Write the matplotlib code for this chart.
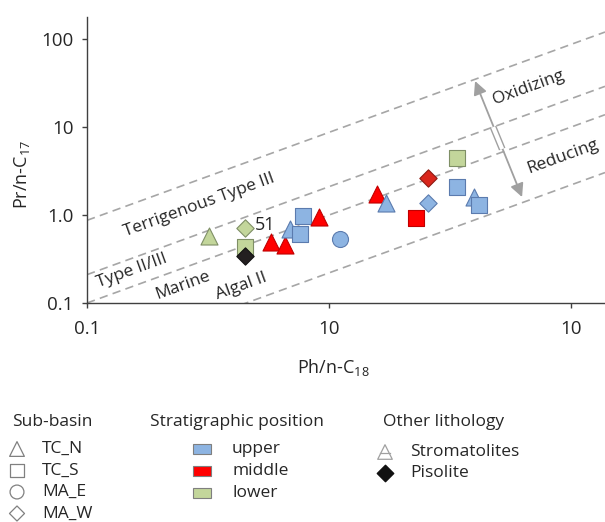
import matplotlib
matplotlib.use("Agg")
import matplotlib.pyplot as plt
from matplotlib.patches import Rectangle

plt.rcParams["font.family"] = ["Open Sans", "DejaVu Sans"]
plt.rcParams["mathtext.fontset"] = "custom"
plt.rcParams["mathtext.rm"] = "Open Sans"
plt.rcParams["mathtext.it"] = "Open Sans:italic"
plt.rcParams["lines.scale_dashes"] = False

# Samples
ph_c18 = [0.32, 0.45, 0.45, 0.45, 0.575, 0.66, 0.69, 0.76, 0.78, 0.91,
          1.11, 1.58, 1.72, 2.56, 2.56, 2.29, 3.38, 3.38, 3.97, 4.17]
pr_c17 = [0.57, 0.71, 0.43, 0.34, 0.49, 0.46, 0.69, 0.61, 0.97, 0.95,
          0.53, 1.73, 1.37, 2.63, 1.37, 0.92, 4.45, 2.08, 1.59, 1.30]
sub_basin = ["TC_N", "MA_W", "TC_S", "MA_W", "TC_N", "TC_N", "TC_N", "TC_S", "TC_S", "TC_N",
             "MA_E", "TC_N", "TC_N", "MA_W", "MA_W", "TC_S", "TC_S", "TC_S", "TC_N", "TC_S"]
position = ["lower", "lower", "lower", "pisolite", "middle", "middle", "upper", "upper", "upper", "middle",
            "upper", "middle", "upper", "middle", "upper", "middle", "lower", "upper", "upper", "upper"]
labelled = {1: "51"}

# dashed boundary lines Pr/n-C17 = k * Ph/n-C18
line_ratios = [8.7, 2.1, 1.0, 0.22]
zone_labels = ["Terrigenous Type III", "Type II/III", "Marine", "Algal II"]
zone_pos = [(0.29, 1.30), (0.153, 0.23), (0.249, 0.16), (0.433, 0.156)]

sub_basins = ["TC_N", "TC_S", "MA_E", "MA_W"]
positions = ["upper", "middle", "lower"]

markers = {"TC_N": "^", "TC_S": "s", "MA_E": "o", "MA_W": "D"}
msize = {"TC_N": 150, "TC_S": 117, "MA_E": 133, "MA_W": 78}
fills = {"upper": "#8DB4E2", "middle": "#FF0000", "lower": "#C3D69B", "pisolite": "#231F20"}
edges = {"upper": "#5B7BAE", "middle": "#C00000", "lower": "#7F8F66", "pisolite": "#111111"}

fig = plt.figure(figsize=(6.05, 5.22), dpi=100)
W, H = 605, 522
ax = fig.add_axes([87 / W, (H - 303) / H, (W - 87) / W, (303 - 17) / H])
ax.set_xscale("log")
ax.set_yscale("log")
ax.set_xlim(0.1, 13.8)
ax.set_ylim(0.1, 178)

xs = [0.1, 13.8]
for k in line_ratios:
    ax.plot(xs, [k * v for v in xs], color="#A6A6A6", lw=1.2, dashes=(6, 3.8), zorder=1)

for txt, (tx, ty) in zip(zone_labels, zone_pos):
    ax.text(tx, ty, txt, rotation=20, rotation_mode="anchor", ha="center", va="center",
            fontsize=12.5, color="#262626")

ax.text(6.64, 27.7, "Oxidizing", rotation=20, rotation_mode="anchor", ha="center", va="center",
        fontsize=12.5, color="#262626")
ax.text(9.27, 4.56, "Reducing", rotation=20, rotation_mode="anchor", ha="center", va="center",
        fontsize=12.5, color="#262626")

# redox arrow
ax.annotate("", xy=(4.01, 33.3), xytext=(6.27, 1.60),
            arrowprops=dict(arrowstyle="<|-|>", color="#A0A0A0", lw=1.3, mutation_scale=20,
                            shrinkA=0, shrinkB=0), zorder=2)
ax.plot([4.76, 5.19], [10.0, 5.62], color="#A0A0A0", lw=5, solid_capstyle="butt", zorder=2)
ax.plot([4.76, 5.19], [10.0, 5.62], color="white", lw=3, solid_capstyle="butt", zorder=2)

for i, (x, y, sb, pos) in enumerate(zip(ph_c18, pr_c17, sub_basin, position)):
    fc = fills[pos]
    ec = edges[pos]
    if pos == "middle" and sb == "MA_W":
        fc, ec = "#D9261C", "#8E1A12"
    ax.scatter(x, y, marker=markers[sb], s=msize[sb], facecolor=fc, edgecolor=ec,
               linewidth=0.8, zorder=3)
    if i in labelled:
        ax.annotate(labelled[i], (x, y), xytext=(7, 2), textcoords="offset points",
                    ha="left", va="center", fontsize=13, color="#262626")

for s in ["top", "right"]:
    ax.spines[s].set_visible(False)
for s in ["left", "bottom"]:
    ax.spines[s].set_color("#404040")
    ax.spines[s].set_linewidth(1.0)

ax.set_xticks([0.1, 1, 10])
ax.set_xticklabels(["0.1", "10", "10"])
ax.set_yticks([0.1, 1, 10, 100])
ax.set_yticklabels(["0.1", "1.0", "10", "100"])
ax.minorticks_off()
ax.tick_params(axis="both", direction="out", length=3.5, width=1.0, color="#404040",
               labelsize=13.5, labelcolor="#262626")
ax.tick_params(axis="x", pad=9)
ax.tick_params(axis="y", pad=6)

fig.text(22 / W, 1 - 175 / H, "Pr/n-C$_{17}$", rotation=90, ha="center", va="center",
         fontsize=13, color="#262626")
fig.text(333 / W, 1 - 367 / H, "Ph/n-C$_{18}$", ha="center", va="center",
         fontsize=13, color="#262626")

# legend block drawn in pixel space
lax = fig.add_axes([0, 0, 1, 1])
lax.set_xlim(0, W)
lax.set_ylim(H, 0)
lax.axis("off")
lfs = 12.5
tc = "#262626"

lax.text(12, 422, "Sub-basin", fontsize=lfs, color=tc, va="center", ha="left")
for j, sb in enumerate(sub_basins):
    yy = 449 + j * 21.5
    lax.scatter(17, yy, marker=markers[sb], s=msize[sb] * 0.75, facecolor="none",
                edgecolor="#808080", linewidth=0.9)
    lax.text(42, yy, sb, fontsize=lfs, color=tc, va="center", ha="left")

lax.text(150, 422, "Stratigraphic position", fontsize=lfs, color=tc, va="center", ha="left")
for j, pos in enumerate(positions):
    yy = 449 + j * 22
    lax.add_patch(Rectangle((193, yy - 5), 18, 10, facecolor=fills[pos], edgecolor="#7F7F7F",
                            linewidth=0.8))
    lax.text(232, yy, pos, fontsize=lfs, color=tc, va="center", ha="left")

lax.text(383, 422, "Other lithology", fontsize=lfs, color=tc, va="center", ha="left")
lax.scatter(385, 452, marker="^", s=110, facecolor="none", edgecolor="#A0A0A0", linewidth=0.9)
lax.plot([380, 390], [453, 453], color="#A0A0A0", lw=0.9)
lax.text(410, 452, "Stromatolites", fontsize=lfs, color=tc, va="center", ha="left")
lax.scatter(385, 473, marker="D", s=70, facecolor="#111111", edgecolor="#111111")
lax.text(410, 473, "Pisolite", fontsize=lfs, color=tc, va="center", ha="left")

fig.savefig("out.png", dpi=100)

---+---

» **THE EXERCISE**
Restate the full listing verbatim and drop every picture.

» **SOLVED EXERCISE**
Write the matplotlib code for this chart.
import matplotlib
matplotlib.use("Agg")
import matplotlib.pyplot as plt
from matplotlib.patches import Rectangle

plt.rcParams["font.family"] = ["Open Sans", "DejaVu Sans"]
plt.rcParams["mathtext.fontset"] = "custom"
plt.rcParams["mathtext.rm"] = "Open Sans"
plt.rcParams["mathtext.it"] = "Open Sans:italic"
plt.rcParams["lines.scale_dashes"] = False

# Samples
ph_c18 = [0.32, 0.45, 0.45, 0.45, 0.575, 0.66, 0.69, 0.76, 0.78, 0.91,
          1.11, 1.58, 1.72, 2.56, 2.56, 2.29, 3.38, 3.38, 3.97, 4.17]
pr_c17 = [0.57, 0.71, 0.43, 0.34, 0.49, 0.46, 0.69, 0.61, 0.97, 0.95,
          0.53, 1.73, 1.37, 2.63, 1.37, 0.92, 4.45, 2.08, 1.59, 1.30]
sub_basin = ["TC_N", "MA_W", "TC_S", "MA_W", "TC_N", "TC_N", "TC_N", "TC_S", "TC_S", "TC_N",
             "MA_E", "TC_N", "TC_N", "MA_W", "MA_W", "TC_S", "TC_S", "TC_S", "TC_N", "TC_S"]
position = ["lower", "lower", "lower", "pisolite", "middle", "middle", "upper", "upper", "upper", "middle",
            "upper", "middle", "upper", "middle", "upper", "middle", "lower", "upper", "upper", "upper"]
labelled = {1: "51"}

# dashed boundary lines Pr/n-C17 = k * Ph/n-C18
line_ratios = [8.7, 2.1, 1.0, 0.22]
zone_labels = ["Terrigenous Type III", "Type II/III", "Marine", "Algal II"]
zone_pos = [(0.29, 1.30), (0.153, 0.23), (0.249, 0.16), (0.433, 0.156)]

sub_basins = ["TC_N", "TC_S", "MA_E", "MA_W"]
positions = ["upper", "middle", "lower"]

markers = {"TC_N": "^", "TC_S": "s", "MA_E": "o", "MA_W": "D"}
msize = {"TC_N": 150, "TC_S": 117, "MA_E": 133, "MA_W": 78}
fills = {"upper": "#8DB4E2", "middle": "#FF0000", "lower": "#C3D69B", "pisolite": "#231F20"}
edges = {"upper": "#5B7BAE", "middle": "#C00000", "lower": "#7F8F66", "pisolite": "#111111"}

fig = plt.figure(figsize=(6.05, 5.22), dpi=100)
W, H = 605, 522
ax = fig.add_axes([87 / W, (H - 303) / H, (W - 87) / W, (303 - 17) / H])
ax.set_xscale("log")
ax.set_yscale("log")
ax.set_xlim(0.1, 13.8)
ax.set_ylim(0.1, 178)

xs = [0.1, 13.8]
for k in line_ratios:
    ax.plot(xs, [k * v for v in xs], color="#A6A6A6", lw=1.2, dashes=(6, 3.8), zorder=1)

for txt, (tx, ty) in zip(zone_labels, zone_pos):
    ax.text(tx, ty, txt, rotation=20, rotation_mode="anchor", ha="center", va="center",
            fontsize=12.5, color="#262626")

ax.text(6.64, 27.7, "Oxidizing", rotation=20, rotation_mode="anchor", ha="center", va="center",
        fontsize=12.5, color="#262626")
ax.text(9.27, 4.56, "Reducing", rotation=20, rotation_mode="anchor", ha="center", va="center",
        fontsize=12.5, color="#262626")

# redox arrow
ax.annotate("", xy=(4.01, 33.3), xytext=(6.27, 1.60),
            arrowprops=dict(arrowstyle="<|-|>", color="#A0A0A0", lw=1.3, mutation_scale=20,
                            shrinkA=0, shrinkB=0), zorder=2)
ax.plot([4.76, 5.19], [10.0, 5.62], color="#A0A0A0", lw=5, solid_capstyle="butt", zorder=2)
ax.plot([4.76, 5.19], [10.0, 5.62], color="white", lw=3, solid_capstyle="butt", zorder=2)

for i, (x, y, sb, pos) in enumerate(zip(ph_c18, pr_c17, sub_basin, position)):
    fc = fills[pos]
    ec = edges[pos]
    if pos == "middle" and sb == "MA_W":
        fc, ec = "#D9261C", "#8E1A12"
    ax.scatter(x, y, marker=markers[sb], s=msize[sb], facecolor=fc, edgecolor=ec,
               linewidth=0.8, zorder=3)
    if i in labelled:
        ax.annotate(labelled[i], (x, y), xytext=(7, 2), textcoords="offset points",
                    ha="left", va="center", fontsize=13, color="#262626")

for s in ["top", "right"]:
    ax.spines[s].set_visible(False)
for s in ["left", "bottom"]:
    ax.spines[s].set_color("#404040")
    ax.spines[s].set_linewidth(1.0)

ax.set_xticks([0.1, 1, 10])
ax.set_xticklabels(["0.1", "10", "10"])
ax.set_yticks([0.1, 1, 10, 100])
ax.set_yticklabels(["0.1", "1.0", "10", "100"])
ax.minorticks_off()
ax.tick_params(axis="both", direction="out", length=3.5, width=1.0, color="#404040",
               labelsize=13.5, labelcolor="#262626")
ax.tick_params(axis="x", pad=9)
ax.tick_params(axis="y", pad=6)

fig.text(22 / W, 1 - 175 / H, "Pr/n-C$_{17}$", rotation=90, ha="center", va="center",
         fontsize=13, color="#262626")
fig.text(333 / W, 1 - 367 / H, "Ph/n-C$_{18}$", ha="center", va="center",
         fontsize=13, color="#262626")

# legend block drawn in pixel space
lax = fig.add_axes([0, 0, 1, 1])
lax.set_xlim(0, W)
lax.set_ylim(H, 0)
lax.axis("off")
lfs = 12.5
tc = "#262626"

lax.text(12, 422, "Sub-basin", fontsize=lfs, color=tc, va="center", ha="left")
for j, sb in enumerate(sub_basins):
    yy = 449 + j * 21.5
    lax.scatter(17, yy, marker=markers[sb], s=msize[sb] * 0.75, facecolor="none",
                edgecolor="#808080", linewidth=0.9)
    lax.text(42, yy, sb, fontsize=lfs, color=tc, va="center", ha="left")

lax.text(150, 422, "Stratigraphic position", fontsize=lfs, color=tc, va="center", ha="left")
for j, pos in enumerate(positions):
    yy = 449 + j * 22
    lax.add_patch(Rectangle((193, yy - 5), 18, 10, facecolor=fills[pos], edgecolor="#7F7F7F",
                            linewidth=0.8))
    lax.text(232, yy, pos, fontsize=lfs, color=tc, va="center", ha="left")

lax.text(383, 422, "Other lithology", fontsize=lfs, color=tc, va="center", ha="left")
lax.scatter(385, 452, marker="^", s=110, facecolor="none", edgecolor="#A0A0A0", linewidth=0.9)
lax.plot([380, 390], [453, 453], color="#A0A0A0", lw=0.9)
lax.text(410, 452, "Stromatolites", fontsize=lfs, color=tc, va="center", ha="left")
lax.scatter(385, 473, marker="D", s=70, facecolor="#111111", edgecolor="#111111")
lax.text(410, 473, "Pisolite", fontsize=lfs, color=tc, va="center", ha="left")

fig.savefig("out.png", dpi=100)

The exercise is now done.